José Marcelo Zacchi, Social UPP coordinator under Henriques, recently left that post to join the team at the IETS thinktank, which focuses on urban issues. Tiago Borba has replaced him. Both Henriques and Zacchi have told RioRealblog that their departures are simply about career opportunities; the leadership transition to de la Rocque couldn’t be friendlier.
Beltrame said that the city seems to have adequate educational coverage, at least in terms of numbers of schools. But he pointed to job training as key for favela residents, saying they often aren’t aware of the world beyond where they live.
“Even when programs exist, they don’t always meet needs,” he added. “In City of God, for example, there is the Rio 2016 Project for children, offered by the [state] Sports and Leisure Secretariat. Four hundred children participate, with a thousand on a waiting list for sports activities.”
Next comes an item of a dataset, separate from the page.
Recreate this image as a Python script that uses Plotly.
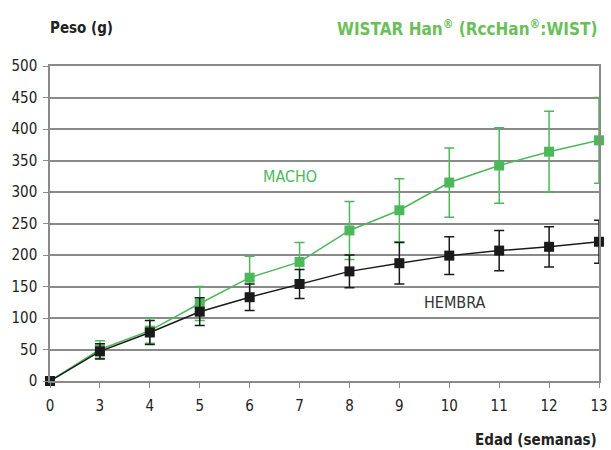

Transportation is an issue, too
Beltrame also noted that urban density isn’t tracked suffficiently. This is the job of the municipal Housing Secretariat. Secretary Jorge Bittar has come under fire from urban activists for a lack of organization, and poor communication and attention to human rights when it comes to urban relocation. RioRealblog has heard rumors that if current mayor Eduardo Paes is reelected in the October municipal election (a likely outcome), Bittar will be asked to leave. His secretariat has also seen long delays in the execution of the forty winning projects in the 2010-2011 Morar Carioca architectural contest.
Brazilian Architects’ Institute president Sérgio Magalhaes– who conceived and ran the contest– may replace him.
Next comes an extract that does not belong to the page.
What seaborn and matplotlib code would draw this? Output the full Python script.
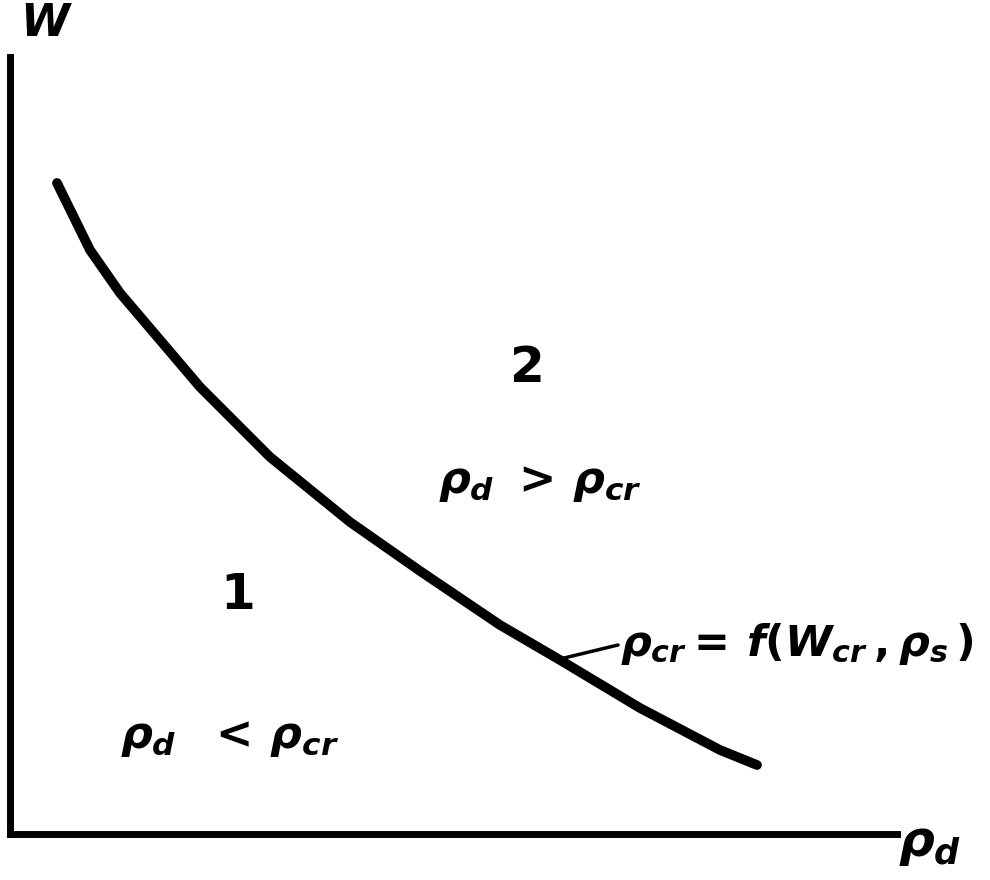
import numpy as np
import pandas as pd
import seaborn as sns
import matplotlib
matplotlib.use("Agg")
import matplotlib.pyplot as plt

# =========================
# DATA
# =========================
rho_d = [47, 80, 110, 190, 260, 340, 410, 490, 550, 630, 710, 747]
w_val = [651, 584, 541, 447, 377, 312, 263, 209, 174, 126, 84, 69]

region_labels = ["2", "1"]
region_pos = [(515, 466), (227, 239)]
cond_labels = [r"$\rho_d\ {>}\,\rho_{cr}$", r"$\rho_d\ \ {<}\,\rho_{cr}$"]
cond_pos = [(530, 352), (220, 97)]

curve_label = r"$\rho_{cr}{=}\,f(W_{cr}\,,\rho_s\,)$"
leader_x = [550, 608]
leader_y = [175, 189]

# =========================
# STYLE
# =========================
sns.set_style("white")
plt.rcParams["mathtext.fontset"] = "custom"
plt.rcParams["mathtext.it"] = "DejaVu Sans:italic:bold"
plt.rcParams["mathtext.rm"] = "DejaVu Sans:bold"
plt.rcParams["font.family"] = ["DejaVu Sans"]
plt.rcParams["text.color"] = "black"

fig = plt.figure(figsize=(9.9, 8.8), dpi=100)
ax = fig.add_axes([10 / 990, 46 / 880, 887 / 990, 777 / 880])

df = pd.DataFrame({"rho_d": rho_d, "W": w_val})
sns.lineplot(data=df, x="rho_d", y="W", sort=False, color="black",
             linewidth=7, solid_capstyle="round", solid_joinstyle="round", ax=ax)
ax.plot(leader_x, leader_y, color="black", linewidth=2.5)

ax.set_xlim(0, 887)
ax.set_ylim(0, 777)
ax.set_xticks([])
ax.set_yticks([])
ax.set_xlabel("")
ax.set_ylabel("")
for s in ["top", "right"]:
    ax.spines[s].set_visible(False)
for s in ["left", "bottom"]:
    ax.spines[s].set_linewidth(5)
    ax.spines[s].set_color("black")

# axis names
ax.text(10, 810, r"$W$", fontsize=32, ha="left", va="center", clip_on=False)
ax.text(888, -10, r"$\rho_d$", fontsize=36, ha="left", va="center", clip_on=False)

for lab, (x, y) in zip(region_labels, region_pos):
    ax.text(x, y, r"$%s$" % lab, fontsize=36, ha="center", va="center")
for lab, (x, y) in zip(cond_labels, cond_pos):
    ax.text(x, y, lab, fontsize=32, ha="center", va="center")

ax.text(610, 190, curve_label, fontsize=31, ha="left", va="center", clip_on=False)

fig.savefig("out.png", dpi=100)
Asked if new housing growth policies have kept up with public safety policy, Beltrame said that housing programs must exist, but that what he needs, technically, are density numbers. “If we don’t know about population growth in particular areas, we’ll be sure to come up against a police deficit in these regions at some point. If we have 5,000 people in a housing program and there isn’t adequate transportation for them, chances increase that militias or other clandestine groups will create alternative transportation.”
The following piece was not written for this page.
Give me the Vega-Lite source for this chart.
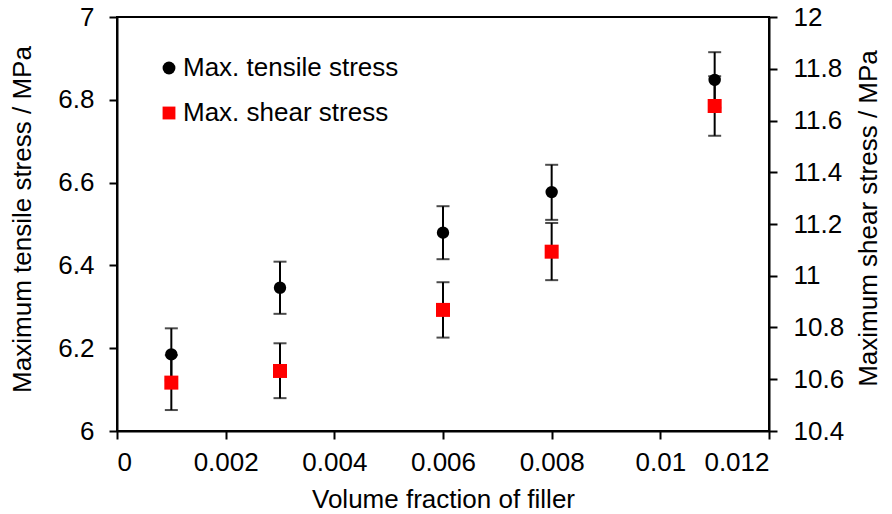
{
  "$schema": "https://vega.github.io/schema/vega-lite/v6.json",
  "autosize": {"type": "none"},
  "padding": {"left": 117, "top": 17, "right": 123, "bottom": 83},
  "width": 652,
  "height": 414,
  "background": "white",
  "datasets": {
    "tensile": [
      {"x": 0.001, "series": "Max. tensile stress", "value": 6.185, "lo": 6.122, "hi": 6.248},
      {"x": 0.003, "series": "Max. tensile stress", "value": 6.346, "lo": 6.283, "hi": 6.409},
      {"x": 0.006, "series": "Max. tensile stress", "value": 6.479, "lo": 6.415, "hi": 6.543},
      {"x": 0.008, "series": "Max. tensile stress", "value": 6.577, "lo": 6.510, "hi": 6.643},
      {"x": 0.011, "series": "Max. tensile stress", "value": 6.848, "lo": 6.781, "hi": 6.915}
    ],
    "shear": [
      {"x": 0.001, "series": "Max. shear stress", "value": 10.587, "lo": 10.481, "hi": 10.693},
      {"x": 0.003, "series": "Max. shear stress", "value": 10.632, "lo": 10.527, "hi": 10.739},
      {"x": 0.006, "series": "Max. shear stress", "value": 10.868, "lo": 10.761, "hi": 10.975},
      {"x": 0.008, "series": "Max. shear stress", "value": 11.093, "lo": 10.983, "hi": 11.204},
      {"x": 0.011, "series": "Max. shear stress", "value": 11.656, "lo": 11.541, "hi": 11.771}
    ]
  },
  "layer": [
    {
      "data": {"name": "tensile"},
      "encoding": {
        "x": {
          "field": "x", "type": "quantitative",
          "scale": {"domain": [0, 0.012], "nice": false, "zero": false},
          "axis": {
            "title": "Volume fraction of filler",
            "values": [0, 0.002, 0.004, 0.006, 0.008, 0.01, 0.012],
            "format": "~g",
            "labelPadding": 10,
            "titleY": 68, "titleBaseline": "middle"
          }
        }
      },
      "layer": [
        {
          "mark": {"type": "rule", "color": "black", "strokeWidth": 2},
          "encoding": {
            "y": {"field": "lo", "type": "quantitative", "scale": {"domain": [6, 7], "nice": false, "zero": false},
              "axis": {
                "title": "Maximum tensile stress / MPa",
                "orient": "left",
                "values": [6, 6.2, 6.4, 6.6, 6.8, 7],
                "format": "~g",
                "labelPadding": 15,
                "titleX": -95, "titleY": 202, "titleAngle": -90,
                "titleBaseline": "middle", "titleAlign": "center"
              }},
            "y2": {"field": "hi"}
          }
        },
        {
          "mark": {"type": "tick", "orient": "horizontal", "color": "black", "thickness": 2, "size": 13},
          "encoding": {"y": {"field": "hi", "type": "quantitative"}}
        },
        {
          "mark": {"type": "tick", "orient": "horizontal", "color": "black", "thickness": 2, "size": 13},
          "encoding": {"y": {"field": "lo", "type": "quantitative"}}
        },
        {
          "mark": {"type": "point", "filled": true, "opacity": 1, "size": 154, "strokeWidth": 0},
          "encoding": {
            "y": {"field": "value", "type": "quantitative"},
            "color": {"field": "series", "type": "nominal",
              "scale": {"domain": ["Max. tensile stress", "Max. shear stress"], "range": ["black", "#ff0000"]},
              "legend": {
                "orient": "none", "legendX": 39, "legendY": 38, "title": null,
                "direction": "vertical", "symbolSize": 165, "labelFontSize": 26,
                "labelFont": "Liberation Sans", "labelColor": "black", "rowPadding": 19,
                "labelOffset": 1, "symbolStrokeWidth": 0, "symbolOpacity": 1, "labelLimit": 400
              }},
            "shape": {"field": "series", "type": "nominal",
              "scale": {"domain": ["Max. tensile stress", "Max. shear stress"], "range": ["circle", "square"]}}
          }
        }
      ]
    },
    {
      "data": {"name": "shear"},
      "encoding": {
        "x": {"field": "x", "type": "quantitative"}
      },
      "layer": [
        {
          "mark": {"type": "rule", "color": "black", "strokeWidth": 2},
          "encoding": {
            "y": {"field": "lo", "type": "quantitative", "scale": {"domain": [10.4, 12], "nice": false, "zero": false},
              "axis": {
                "title": "Maximum shear stress / MPa",
                "orient": "right",
                "values": [10.4, 10.6, 10.8, 11, 11.2, 11.4, 11.6, 11.8, 12],
                "format": "~g",
                "labelPadding": 16,
                "titleX": 99, "titleY": 201, "titleAngle": -90,
                "titleBaseline": "middle", "titleAlign": "center"
              }},
            "y2": {"field": "hi"}
          }
        },
        {
          "mark": {"type": "tick", "orient": "horizontal", "color": "black", "thickness": 2, "size": 13},
          "encoding": {"y": {"field": "hi", "type": "quantitative"}}
        },
        {
          "mark": {"type": "tick", "orient": "horizontal", "color": "black", "thickness": 2, "size": 13},
          "encoding": {"y": {"field": "lo", "type": "quantitative"}}
        },
        {
          "mark": {"type": "point", "filled": true, "opacity": 1, "size": 196, "strokeWidth": 0},
          "encoding": {
            "y": {"field": "value", "type": "quantitative"},
            "color": {"field": "series", "type": "nominal"},
            "shape": {"field": "series", "type": "nominal"}
          }
        }
      ]
    }
  ],
  "resolve": {"scale": {"y": "independent"}},
  "config": {
    "view": {"stroke": "black", "strokeWidth": 2},
    "font": "Liberation Sans",
    "axis": {
      "grid": false,
      "domainColor": "black",
      "domainWidth": 2,
      "tickColor": "black",
      "tickWidth": 2,
      "tickSize": 8,
      "labelFont": "Liberation Sans",
      "labelFontSize": 26,
      "labelColor": "black",
      "titleFont": "Liberation Sans",
      "titleFontSize": 26,
      "titleFontWeight": "normal",
      "titleColor": "black"
    }
  }
}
He said he’s asked city hall for density numbers and has gotten no response.
City hall is overwhelmed not only with this week’s Rio + 20 UN environmental conference, with an estimated 50,000 visitors and pressure on the city’s capacity to provide transportation, public safety, sanitation and lodging (with thousands bedding down in the Sambadrome and under tents at the Quinta da Boa Vista), but with ongoing everyday work.
“The Housing Secretariat doesn’t have enough trained people to keep up with the forty Morar Carioca projects,” said an architect familiar with the program, which intends to bring all of Rio’s 700 to 1,000 favelas up to standard code by 2020.
O Dia asked Beltrame if the new police overtime policy will help in the fight against militias. Though the paper’s question seems to have implied that the additional income might keep off-duty police officers away from militia activity (they are its core), Beltrame answered that additional policing always helps in the fight against crime.
At a recent lunch with foreign journalists, Beltrame noted that complicated intelligence work (done by the Civil Police) is key to bringing down these paramilitary gangs. The closest thing Rio has to organized crime, militias create networks involving vans, bottled gas, videopoker machines, “taxes” on home rental and purchase, protection, extortion, and politicians. But Brazil’s penal code has no specific law against such groups, which makes going after them more difficult than arresting drug traffickers. “It’s hard to arrest an off-duty armed police officer simply doing militia security work,” he said.
Militias predominate in Rio’s West Zone, and also in the very bedroom communities where Beltrame plans to pay off-duty cops overtime to increase police presence. They’ll have the chance to more than double their base monthly salary– a mere US$ 812 equivalent.
- In the West Zone’s Campo Grande, “We went after the center [of the militia], we arrested important people, but the social part wasn’t provided. Do police have to stay there, checking up on cable TV, gas, water, internet signals, buses? I’m saying this, otherwise people say we aren’t fighting the militias, that it’s a public safety issue. In the same way, if we go into Jacaré [favela] and it’s just the police there, we’re fated to fail.”
- Beltrame says he sees evidence of favela growth, particularly in the South Zone. “My main concern is what can happen in the future. I want to see what happens in ten to fifteen years. You can’t wait ten years to plan, until you have census data,” he warned.
- Many observers think that police pacification units are causing crime to migrate. “In the South Zone we had people arrested who were from the [unpacified] Jacaré favela. In Niterói [the city across the bay from Rio], of 400 arrests, 30 were from Rio. You can’t say there’s no migration, but it’s small. It’s more about opportunity, the ease that exists in some areas,” Beltrame told O Dia.
- About weapons and munition, Beltrame suggested the creation of a national investigative force. “I need information from manufacturers about who is buying, the origin. But it’s not available,” he complained.
- In Beltrame’s opinion, not even half of what needs to be done has been accomplished. But the secretary said he’s left “a structure” for his successor, which includes the soon-to-open Integrated Center for Command Control, the Police City, the Military Police Center for Special Operations, new installations for the state Public Safety Secretariat (now housed above Rio’s train station), and the acquisition of cameras to track about 2,000 police cars.
- By 2014 at least forty police pacification units will be installed, and Beltrame hopes that Rio will be at ten to twelve homicides per 100,000 inhabitants. Today the rate is 24; Rio has seen a high of 6o and the rate was 40 when he took up his post five and a half years ago. There are 23 police pacification units now, with four coming soon in the Complexo da Penha and one in Rocinha.
- Rio state has a murder investigation resolution rate of from 30% to 32%. Beltrame’s goal is 100%, and he says that scientific police techniques are on the way. The rate was from four to five percent when he took office. A Human Rights Watch report released June 14 said that Rio must work harder to investigate police killings.
- Last but not least, he said he has no political plans, and wants to retire at the end of Governor Sérgio Cabral’s second term in 2014, so he can watch at least one of his three children grow up.